**INSTRUCTIONS FOR THE TASK:**
Without the pictures, return all of the material exactly as written.

**SOURCE MATERIAL:**
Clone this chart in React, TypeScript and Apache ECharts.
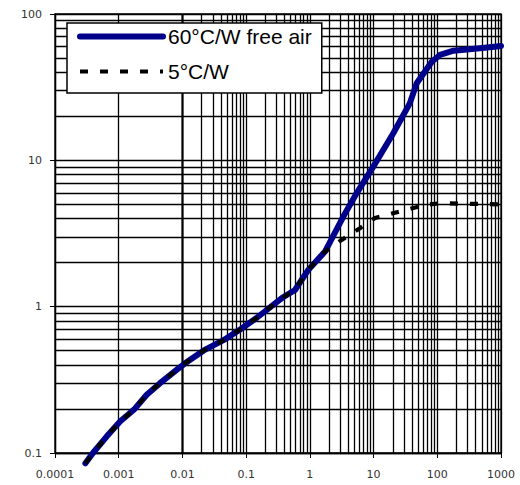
import React, { useEffect, useRef } from 'react';
import * as echarts from 'echarts';

const xTickValues = [0.0001, 0.001, 0.01, 0.1, 1, 10, 100, 1000];
const xTickLabels = ['0.0001', '0.001', '0.01', '0.1', '1', '10', '100', '1000'];
const yTickValues = [0.1, 1, 10, 100];
const yTickLabels = ['0.1', '1', '10', '100'];
const minorMultipliers = [2, 3, 4, 5, 6, 7, 8, 9];

const seriesNames = ['60°C/W free air', '5°C/W'];

const freeAirX = [0.0003, 0.000394, 0.00065, 0.00105, 0.00174, 0.00275, 0.00445, 0.0081, 0.011, 0.0213, 0.044, 0.085, 0.147, 0.38, 0.585, 0.95, 1.73, 3.35, 5.44, 9.9, 20.4, 37, 47.5, 82, 110, 180, 470, 1000];
const freeAirY = [0.085, 0.1, 0.13, 0.164, 0.198, 0.25, 0.3, 0.37, 0.41, 0.5, 0.59, 0.71, 0.84, 1.16, 1.3, 1.79, 2.38, 4.13, 5.97, 9.06, 15.3, 24.5, 33.6, 47.2, 52.5, 56.1, 58.3, 60.4];

const heatsinkX = [0.0003, 0.000394, 0.00065, 0.00105, 0.00174, 0.00275, 0.00445, 0.0081, 0.011, 0.0213, 0.044, 0.085, 0.147, 0.38, 0.585, 0.95, 1.73, 3.16, 6.12, 10.5, 29.3, 68, 110, 1000];
const heatsinkY = [0.085, 0.1, 0.13, 0.164, 0.198, 0.25, 0.3, 0.37, 0.41, 0.5, 0.59, 0.71, 0.84, 1.16, 1.3, 1.79, 2.38, 2.86, 3.44, 4.03, 4.54, 4.97, 5.09, 5.0];

function labelFor(values: number[], labels: string[]) {
  return (v: number) => {
    const i = values.findIndex((t) => Math.abs(Math.log10(t) - Math.log10(v)) < 1e-6);
    return i >= 0 ? labels[i] : '';
  };
}

function minorLines(decades: number[]) {
  const out: number[] = [];
  for (let i = 0; i < decades.length - 1; i++) {
    for (const m of minorMultipliers) out.push(decades[i] * m);
  }
  return out;
}

export default function App() {
  const ref = useRef<HTMLDivElement>(null);

  useEffect(() => {
    document.body.style.margin = '0';
    const chart = echarts.init(ref.current!, undefined, { renderer: 'svg' });
    const gridLine = { color: '#000', width: 1.3, type: 'solid' as const };
    const axisLabelStyle = { fontFamily: 'DejaVu Sans', fontSize: 11, color: '#333' };
    const markData = [
      ...minorLines(xTickValues).map((v) => ({ xAxis: v })),
      ...minorLines(yTickValues).map((v) => ({ yAxis: v })),
    ];
    chart.setOption({
      animation: false,
      grid: {
        left: 55, right: 19, top: 14, bottom: 32,
        containLabel: false, outerBoundsMode: 'none',
        show: true, borderColor: '#000', borderWidth: 1.3, backgroundColor: 'transparent',
      },
      legend: {
        orient: 'vertical',
        left: 67,
        top: 23,
        itemWidth: 83,
        itemHeight: 22,
        itemGap: 14,
        padding: [3, 10, 11, 10],
        backgroundColor: '#fff',
        borderColor: '#000',
        borderWidth: 1.5,
        borderRadius: 0,
        textStyle: { fontFamily: 'Liberation Sans, Arial', fontSize: 21, color: '#000' },
        itemStyle: { opacity: 0 },
        lineStyle: { width: 'inherit' },
        data: seriesNames,
      },
      xAxis: {
        type: 'log',
        logBase: 10,
        min: xTickValues[0],
        max: xTickValues[xTickValues.length - 1],
        splitNumber: 7,
        axisLine: { show: true, lineStyle: { color: '#000', width: 1.3 } },
        axisTick: { show: true, length: 5, lineStyle: { color: '#000' } },
        axisLabel: { ...axisLabelStyle, margin: 16, formatter: labelFor(xTickValues, xTickLabels) },
        splitLine: { show: true, lineStyle: gridLine },
        minorTick: { show: false },
      },
      yAxis: {
        type: 'log',
        logBase: 10,
        min: yTickValues[0],
        max: yTickValues[yTickValues.length - 1],
        splitNumber: 3,
        axisLine: { show: true, lineStyle: { color: '#000', width: 1.3 } },
        axisTick: { show: true, length: 5, lineStyle: { color: '#000' } },
        axisLabel: { ...axisLabelStyle, margin: 13, formatter: labelFor(yTickValues, yTickLabels) },
        splitLine: { show: true, lineStyle: gridLine },
      },
      series: [
        {
          name: seriesNames[0],
          type: 'line',
          z: 2,
          clip: false,
          symbol: 'none',
          showSymbol: false,
          smooth: false,
          data: freeAirX.map((x, i) => [x, freeAirY[i]]),
          lineStyle: { color: '#00008B', width: 6, cap: 'round', join: 'round' },
          itemStyle: { color: '#00008B' },
          markLine: {
            z: 1,
            silent: true,
            symbol: ['none', 'none'],
            label: { show: false },
            emphasis: { disabled: true },
            lineStyle: { color: '#000', width: 1.3, type: 'solid' },
            animation: false,
            data: markData,
          },
        },
        {
          name: seriesNames[1],
          type: 'line',
          z: 10,
          clip: false,
          symbol: 'none',
          showSymbol: false,
          data: heatsinkX.map((x, i) => [x, heatsinkY[i]]),
          lineStyle: { color: '#000', width: 4.2, type: [8, 12], cap: 'butt' },
          itemStyle: { color: '#000' },
        },
      ],
    });
    return () => chart.dispose();
  }, []);

  return <div ref={ref} style={{ width: 520, height: 485 }} />;
}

**TASK RESULT:**
Clone this chart in React, TypeScript and Apache ECharts.
import React, { useEffect, useRef } from 'react';
import * as echarts from 'echarts';

const xTickValues = [0.0001, 0.001, 0.01, 0.1, 1, 10, 100, 1000];
const xTickLabels = ['0.0001', '0.001', '0.01', '0.1', '1', '10', '100', '1000'];
const yTickValues = [0.1, 1, 10, 100];
const yTickLabels = ['0.1', '1', '10', '100'];
const minorMultipliers = [2, 3, 4, 5, 6, 7, 8, 9];

const seriesNames = ['60°C/W free air', '5°C/W'];

const freeAirX = [0.0003, 0.000394, 0.00065, 0.00105, 0.00174, 0.00275, 0.00445, 0.0081, 0.011, 0.0213, 0.044, 0.085, 0.147, 0.38, 0.585, 0.95, 1.73, 3.35, 5.44, 9.9, 20.4, 37, 47.5, 82, 110, 180, 470, 1000];
const freeAirY = [0.085, 0.1, 0.13, 0.164, 0.198, 0.25, 0.3, 0.37, 0.41, 0.5, 0.59, 0.71, 0.84, 1.16, 1.3, 1.79, 2.38, 4.13, 5.97, 9.06, 15.3, 24.5, 33.6, 47.2, 52.5, 56.1, 58.3, 60.4];

const heatsinkX = [0.0003, 0.000394, 0.00065, 0.00105, 0.00174, 0.00275, 0.00445, 0.0081, 0.011, 0.0213, 0.044, 0.085, 0.147, 0.38, 0.585, 0.95, 1.73, 3.16, 6.12, 10.5, 29.3, 68, 110, 1000];
const heatsinkY = [0.085, 0.1, 0.13, 0.164, 0.198, 0.25, 0.3, 0.37, 0.41, 0.5, 0.59, 0.71, 0.84, 1.16, 1.3, 1.79, 2.38, 2.86, 3.44, 4.03, 4.54, 4.97, 5.09, 5.0];

function labelFor(values: number[], labels: string[]) {
  return (v: number) => {
    const i = values.findIndex((t) => Math.abs(Math.log10(t) - Math.log10(v)) < 1e-6);
    return i >= 0 ? labels[i] : '';
  };
}

function minorLines(decades: number[]) {
  const out: number[] = [];
  for (let i = 0; i < decades.length - 1; i++) {
    for (const m of minorMultipliers) out.push(decades[i] * m);
  }
  return out;
}

export default function App() {
  const ref = useRef<HTMLDivElement>(null);

  useEffect(() => {
    document.body.style.margin = '0';
    const chart = echarts.init(ref.current!, undefined, { renderer: 'svg' });
    const gridLine = { color: '#000', width: 1.3, type: 'solid' as const };
    const axisLabelStyle = { fontFamily: 'DejaVu Sans', fontSize: 11, color: '#333' };
    const markData = [
      ...minorLines(xTickValues).map((v) => ({ xAxis: v })),
      ...minorLines(yTickValues).map((v) => ({ yAxis: v })),
    ];
    chart.setOption({
      animation: false,
      grid: {
        left: 55, right: 19, top: 14, bottom: 32,
        containLabel: false, outerBoundsMode: 'none',
        show: true, borderColor: '#000', borderWidth: 1.3, backgroundColor: 'transparent',
      },
      legend: {
        orient: 'vertical',
        left: 67,
        top: 23,
        itemWidth: 83,
        itemHeight: 22,
        itemGap: 14,
        padding: [3, 10, 11, 10],
        backgroundColor: '#fff',
        borderColor: '#000',
        borderWidth: 1.5,
        borderRadius: 0,
        textStyle: { fontFamily: 'Liberation Sans, Arial', fontSize: 21, color: '#000' },
        itemStyle: { opacity: 0 },
        lineStyle: { width: 'inherit' },
        data: seriesNames,
      },
      xAxis: {
        type: 'log',
        logBase: 10,
        min: xTickValues[0],
        max: xTickValues[xTickValues.length - 1],
        splitNumber: 7,
        axisLine: { show: true, lineStyle: { color: '#000', width: 1.3 } },
        axisTick: { show: true, length: 5, lineStyle: { color: '#000' } },
        axisLabel: { ...axisLabelStyle, margin: 16, formatter: labelFor(xTickValues, xTickLabels) },
        splitLine: { show: true, lineStyle: gridLine },
        minorTick: { show: false },
      },
      yAxis: {
        type: 'log',
        logBase: 10,
        min: yTickValues[0],
        max: yTickValues[yTickValues.length - 1],
        splitNumber: 3,
        axisLine: { show: true, lineStyle: { color: '#000', width: 1.3 } },
        axisTick: { show: true, length: 5, lineStyle: { color: '#000' } },
        axisLabel: { ...axisLabelStyle, margin: 13, formatter: labelFor(yTickValues, yTickLabels) },
        splitLine: { show: true, lineStyle: gridLine },
      },
      series: [
        {
          name: seriesNames[0],
          type: 'line',
          z: 2,
          clip: false,
          symbol: 'none',
          showSymbol: false,
          smooth: false,
          data: freeAirX.map((x, i) => [x, freeAirY[i]]),
          lineStyle: { color: '#00008B', width: 6, cap: 'round', join: 'round' },
          itemStyle: { color: '#00008B' },
          markLine: {
            z: 1,
            silent: true,
            symbol: ['none', 'none'],
            label: { show: false },
            emphasis: { disabled: true },
            lineStyle: { color: '#000', width: 1.3, type: 'solid' },
            animation: false,
            data: markData,
          },
        },
        {
          name: seriesNames[1],
          type: 'line',
          z: 10,
          clip: false,
          symbol: 'none',
          showSymbol: false,
          data: heatsinkX.map((x, i) => [x, heatsinkY[i]]),
          lineStyle: { color: '#000', width: 4.2, type: [8, 12], cap: 'butt' },
          itemStyle: { color: '#000' },
        },
      ],
    });
    return () => chart.dispose();
  }, []);

  return <div ref={ref} style={{ width: 520, height: 485 }} />;
}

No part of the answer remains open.